Yup, you heard that right. Candy Crush developer and publisher King Digital Entertainment for just under $6 BILLION.
Love it or hate it (I’m in the latter), Candy Crush has been a massive success and depending on who you ask that’s for the better or worse of the gaming industry. How could one small company cause such a stir and debate in such a massive pool of gaming and mobile entertainment? Well, most of it stems from microtransactions, which could be a significant part of the Activision acquisition announced Monday.
Activision wasn’t shy about their intent on taking over the lucrative mobile market either. In their press announcement the juggernaut that is Activision Blizzard says they are in the market to continue to grow and be the:
…global leader in interactive entertainment across mobile, console and PC platforms, and positions the company for future growth.”

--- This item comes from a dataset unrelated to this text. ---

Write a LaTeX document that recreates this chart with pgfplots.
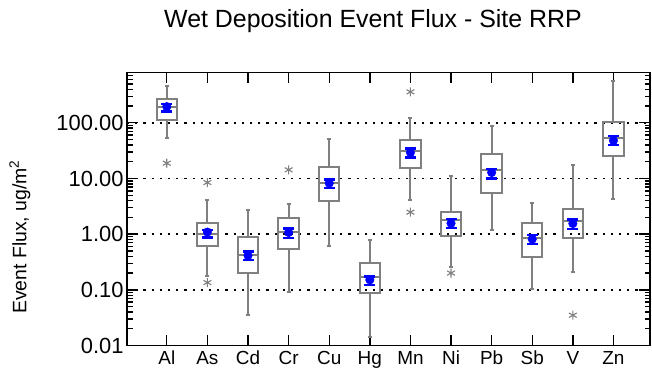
\documentclass[border=0pt]{standalone}
\usepackage{fontspec}
\setmainfont{Liberation Sans}
\usepackage{pgfplots}
\pgfplotsset{compat=1.18}
\definecolor{boxgray}{RGB}{128,128,128}
\pgfplotsset{
  bxl/.style={boxgray, line width=2bp, no marks, forget plot},
}
% #1 position, #2 lower whisker, #3 lower quartile, #4 median, #5 upper quartile, #6 upper whisker
\newcommand{\bxp}[6]{%
  \addplot[bxl, line join=miter, x filter/.expression={x+#1}] coordinates {(-0.25,#3) (0.25,#3) (0.25,#5) (-0.25,#5) (-0.25,#3) (0.25,#3)};
  \addplot[bxl, x filter/.expression={x+#1}] coordinates {(-0.25,#4) (0.25,#4)};
  \addplot[bxl, x filter/.expression={x+#1}] coordinates {(0,#3) (0,#2)};
  \addplot[bxl, x filter/.expression={x+#1}] coordinates {(-0.05,#2) (0.05,#2)};
  \addplot[bxl, x filter/.expression={x+#1}] coordinates {(0,#5) (0,#6)};
  \addplot[bxl, x filter/.expression={x+#1}] coordinates {(-0.05,#6) (0.05,#6)};
}
% #1 position, #2 lower limit, #3 upper limit
\newcommand{\ci}[3]{%
  \addplot[blue, line width=2.2bp, no marks, forget plot] coordinates {(#1,#2) (#1,#3)};
}
\begin{document}
\begin{tikzpicture}
\useasboundingbox (0bp,0bp) rectangle (652bp,376bp);
\begin{axis}[
  at={(127bp,30.5bp)}, anchor=south west,
  scale only axis, width=523bp, height=273bp,
  ymode=log, ymin=0.01, ymax=800,
  xmin=0.02, xmax=12.9,
  xtick={1,2,3,4,5,6,7,8,9,10,11,12},
  xticklabels={Al,As,Cd,Cr,Cu,Hg,Mn,Ni,Pb,Sb,V,Zn},
  ytick={0.01,0.1,1,10,100},
  yticklabels={0.01,0.10,1.00,10.00,100.00},
  minor ytick={0.02,0.03,0.04,0.05,0.06,0.07,0.08,0.09,
    0.2,0.3,0.4,0.5,0.6,0.7,0.8,0.9,
    2,3,4,5,6,7,8,9,20,30,40,50,60,70,80,90,
    200,300,400,500,600,700},
  tick align=inside,
  major tick length=11bp, minor tick length=5.5bp,
  axis line style={line width=1.8bp},
  every tick/.style={black, line width=1.4bp},
  ymajorgrids,
  major grid style={black, line width=1.6bp, dash pattern=on 2.2bp off 6bp},
  xticklabel style={font=\fontsize{19}{19}\selectfont, yshift=-2bp},
  yticklabel style={font=\fontsize{22}{22}\selectfont},
  clip=false,
]
\bxp{1}{53.5}{110}{195}{265}{460}
\bxp{2}{0.178}{0.60}{1.0}{1.61}{4.13}
\bxp{3}{0.0346}{0.20}{0.425}{0.88}{2.77}
\bxp{4}{0.091}{0.538}{1.09}{1.99}{3.5}
\bxp{5}{0.616}{3.91}{8.45}{16.4}{52}
\bxp{6}{0.0145}{0.086}{0.173}{0.30}{0.79}
\bxp{7}{4.13}{15.7}{31.3}{49.3}{124}
\bxp{8}{0.262}{0.944}{1.81}{2.55}{11}
\bxp{9}{1.19}{5.45}{14.3}{27.3}{89}
\bxp{10}{0.103}{0.386}{0.87}{1.61}{3.69}
\bxp{11}{0.213}{0.86}{1.73}{2.88}{17.3}
\bxp{12}{4.25}{25.1}{53}{104}{573}
% outliers
\addplot[only marks, mark=asterisk, mark size=4.5bp, mark options={boxgray, line width=1.1bp}]
coordinates {(1,18.8) (2,8.45) (2,0.135) (4,14.3) (7,359) (7,2.48) (8,0.20) (11,0.035)};
% mean confidence intervals
\ci{1}{159}{219}
\ci{2}{0.87}{1.19}
\ci{3}{0.341}{0.487}
\ci{4}{0.85}{1.26}
\ci{5}{6.7}{9.55}
\ci{6}{0.121}{0.173}
\ci{7}{23.7}{34.4}
\ci{8}{1.31}{1.86}
\ci{9}{9.96}{15.0}
\ci{10}{0.67}{0.97}
\ci{11}{1.23}{1.83}
\ci{12}{40.1}{58.2}
\addplot[only marks, mark=-, mark size=5.5bp, mark options={blue, line width=2.2bp}]
coordinates {(1,159) (1,219) (2,0.87) (2,1.19) (3,0.341) (3,0.487) (4,0.85) (4,1.26)
  (5,6.7) (5,9.55) (6,0.121) (6,0.173) (7,23.7) (7,34.4) (8,1.31) (8,1.86)
  (9,9.96) (9,15.0) (10,0.67) (10,0.97) (11,1.23) (11,1.83) (12,40.1) (12,58.2)};
% means
\addplot[only marks, mark=*, mark size=4.3bp, mark options={fill=blue, draw=blue}]
coordinates {(1,195) (2,1.09) (3,0.413) (4,1.07) (5,8.24) (6,0.151)
  (7,29.2) (8,1.57) (9,12.8) (10,0.813) (11,1.55) (12,47.9)};
\end{axis}
\node[anchor=base, font=\fontsize{25}{25}\selectfont, inner sep=0pt] at (373bp,348bp) {Wet Deposition Event Flux - Site RRP};
\node[rotate=90, font=\fontsize{19.5}{19.5}\selectfont, inner sep=0pt] at (20bp,139bp) {Event Flux, ug/m\textsuperscript{2}};
\end{tikzpicture}
\end{document}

The acquisition is also an interesting one as King Digital reported large losses this past spring for the first time, losing share value by about 14%. Nevertheless, King’s two Candy Crush games are among the top ten grossing games in the Apple and Google Play app stores across North America.

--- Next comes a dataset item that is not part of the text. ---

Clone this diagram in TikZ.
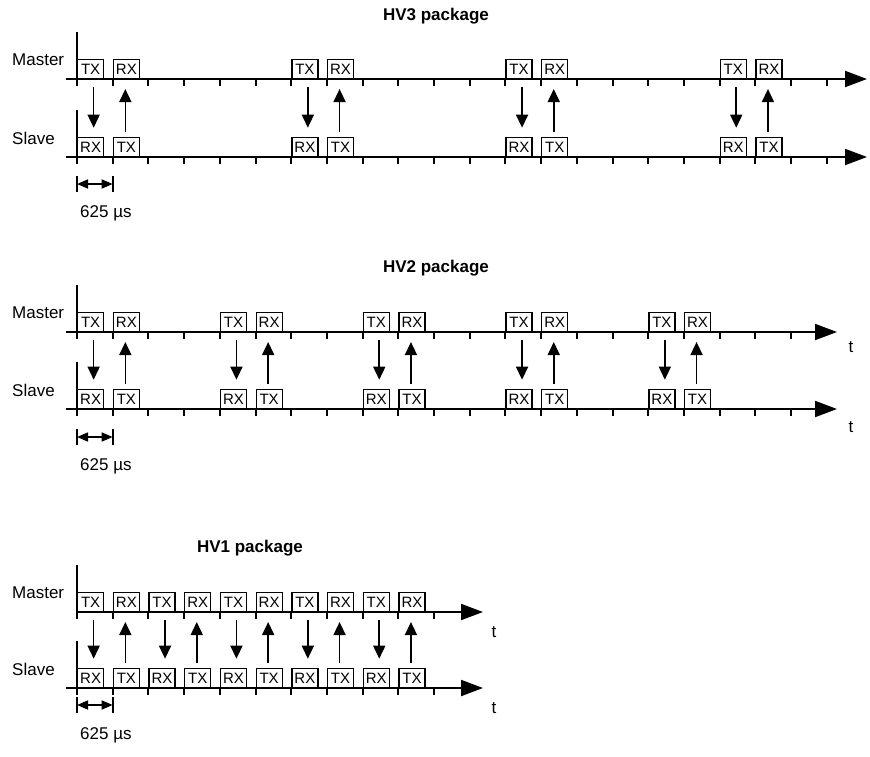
\documentclass[tikz,border=0pt]{standalone}
\usepackage{fontspec}
\setmainfont{Liberation Sans}
\usetikzlibrary{arrows.meta}

% largeur d'un slot (625 us)
\newcommand{\SlotW}{35.7}
\newcommand{\Panel}[7]%
% nom, y maitre, y esclave, slots des paires, fin d'axe, graduations, debut axe maitre
{   % axes verticaux
    \draw[timeaxis] (77,#2-47) -- (77,#2+7);
    \draw[timeaxis] (77,#3-47) -- (77,#3+7);

    % lignes de temps
    \draw[timeaxis, -{Triangle[length=22pt,width=16pt]}] (#7,#2) -- (#5,#2);
    \draw[timeaxis, -{Triangle[length=22pt,width=16pt]}] (66,#3) -- (#5,#3);
    \foreach \k in {1,...,#6}
    {   \draw[timeaxis] (77+\SlotW*\k,#2) -- ++(0,7);
        \draw[timeaxis] (77+\SlotW*\k,#3) -- ++(0,7);
    }

    \node[axislabel, anchor=west] (#1-master) at (12,#2-19) {Master};
    \node[axislabel, anchor=west] (#1-slave) at (12,#3-19) {Slave};

    % paires TX / RX
    \foreach \g in {#4}
    {   \node[window] (#1-mtx-\g) at (77+\SlotW*\g,#2) {TX};
        \node[window] (#1-mrx-\g) at (77+\SlotW*\g+\SlotW,#2) {RX};
        \node[window] (#1-srx-\g) at (77+\SlotW*\g,#3) {RX};
        \node[window] (#1-stx-\g) at (77+\SlotW*\g+\SlotW,#3) {TX};
        \draw[sig, shorten <=8pt, shorten >=9pt]
            ([xshift=3pt]#1-mtx-\g.south) -- ([xshift=3pt]#1-srx-\g.north);
        \draw[sig, shorten <=5pt, shorten >=10pt]
            ([xshift=-1pt]#1-stx-\g.north) -- ([xshift=-1pt]#1-mrx-\g.south);
    }
}
\newcommand{\SlotSpan}[3]%
% nom, y de la cote, y du texte
{   \coordinate (#1-d0) at (77,#2);
    \coordinate (#1-d1) at (77+\SlotW,#2);
    \draw[timeaxis] ([yshift=-8pt]#1-d0) -- ([yshift=8pt]#1-d0);
    \draw[timeaxis] ([yshift=-8pt]#1-d1) -- ([yshift=8pt]#1-d1);
    \draw[dimline] (#1-d0) -- (#1-d1);
    \node[axislabel, anchor=west] (#1-dur) at (80,#3) {625 µs};
}

\begin{document}
\begin{tikzpicture}
[   x=1pt, y=-1pt,
    timeaxis/.style={line width=2pt},
    window/.style={draw, line width=1.3pt, anchor=south west, inner sep=0,
        minimum width=26pt, minimum height=19pt, font=\fontsize{15}{15}\selectfont},
    sig/.style={line width=1.6pt, -{Triangle[length=13pt,width=12pt]}},
    dimline/.style={line width=1.5pt,
        {Triangle[length=11pt,width=9pt]}-{Triangle[length=11pt,width=9pt]}},
    axislabel/.style={font=\fontsize{17}{20}\selectfont, inner sep=0},
    heading/.style={font=\bfseries\fontsize{17}{20}\selectfont, inner sep=0}
]
    \useasboundingbox (0,0) rectangle (870,756);

    % HV3
    \node[heading] (hv3) at (436,16) {HV3 package};
    \Panel{hv3}{79}{157}{0,6,12,18}{867}{21}{66}
    \SlotSpan{hv3}{184}{213}

    % HV2
    \node[heading] (hv2) at (436,268) {HV2 package};
    \Panel{hv2}{332}{409}{0,4,8,12,16}{837}{20}{66}
    \SlotSpan{hv2}{437}{466}
    \node[axislabel] (hv2-tm) at (851,347) {t};
    \node[axislabel] (hv2-ts) at (851,427) {t};

    % HV1
    \node[heading] (hv1) at (250,548) {HV1 package};
    \Panel{hv1}{612}{688}{0,2,4,6,8}{483}{10}{77}
    \SlotSpan{hv1}{705}{735}
    \node[axislabel] (hv1-tm) at (494,632) {t};
    \node[axislabel] (hv1-ts) at (494,708) {t};
\end{tikzpicture}
\end{document}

Regardless of a small slip in the overall successful ride that King and Candy Crush have been on, the massive takeover by Activision Blizzard is significant. According to BusinessWire:
Activision Blizzard Remains the Most Profitable, Successful Standalone Interactive Entertainment Company in the World
King’s CEO Riccardo Zacconi has said in the past that he was no interested in selling or being acquired by larger businesses. Activision says it wants to position itself as a more wide-spread entertainment company, hoping to tie in more major franchises to their console counterparts. I’m no financial expert, but $5.9 billion for a match-three style mobile developer!? These free-to-play pay-as-you-go type games may be much larger than we expected.
By the Numbers
Activision Blizzard says it will be speaking to its board and shareholders about the acquisition this week, with the deal expected to be confirmed and completed by early 2016. Before markets opened on Tuesday, Activision Blizzard’s shares were on the decline overnight; down 4.3% to $33.23.